Investigation of Surface Layer Condition of SiAlON Ceramic Inserts and Its Influence on Tool Durability When Turning Nickel-Based Superalloy

SiAlON is one of the problematic and least previously studied but prospective cutting ceramics suitable for most responsible machining tasks, such as cutting sophisticated shapes of aircraft gas turbine engine parts made of chrome–nickel alloys (Inconel 718 type) with increased mechanical and thermal loads (semi-finishing). Industrially produced SiAlON cutting inserts are replete with numerous defects (stress concentrators). When external loads are applied, the wear pattern is difficult to predict. The destruction of the cutting edge, such as the tearing out of entire conglomerates, can occur at any time.
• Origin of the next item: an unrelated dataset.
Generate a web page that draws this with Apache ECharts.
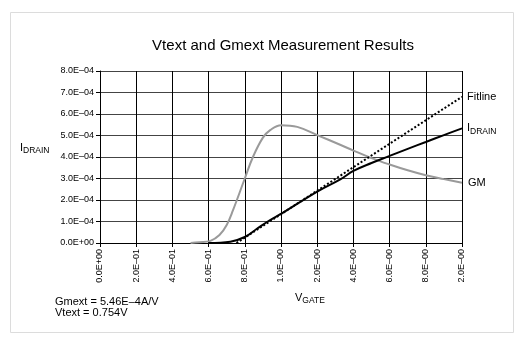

The complex approach of additional diamond grinding, lapping, and polishing combined with an advanced double-layer (CrAlSi)N/DLC coating was proposed here for the first time to minimize it. The criterion of failure was chosen to be 0.4 mm. The developed tri-nitride coating sub-layer plays a role of improving the main DLC coating adhesion. The microhardness of the DLC coating was 28 ± 2 GPa, and the average coefficient of friction during high-temperature heating (up to 800 °C) was ~0.4. The average durability of the insert after additional diamond grinding, lapping, polishing, and coating was 12.5 min. That is superior to industrial cutting inserts and those subjected to (CrAlSi)N/DLC coating by 1.8 and 1.25 times, respectively.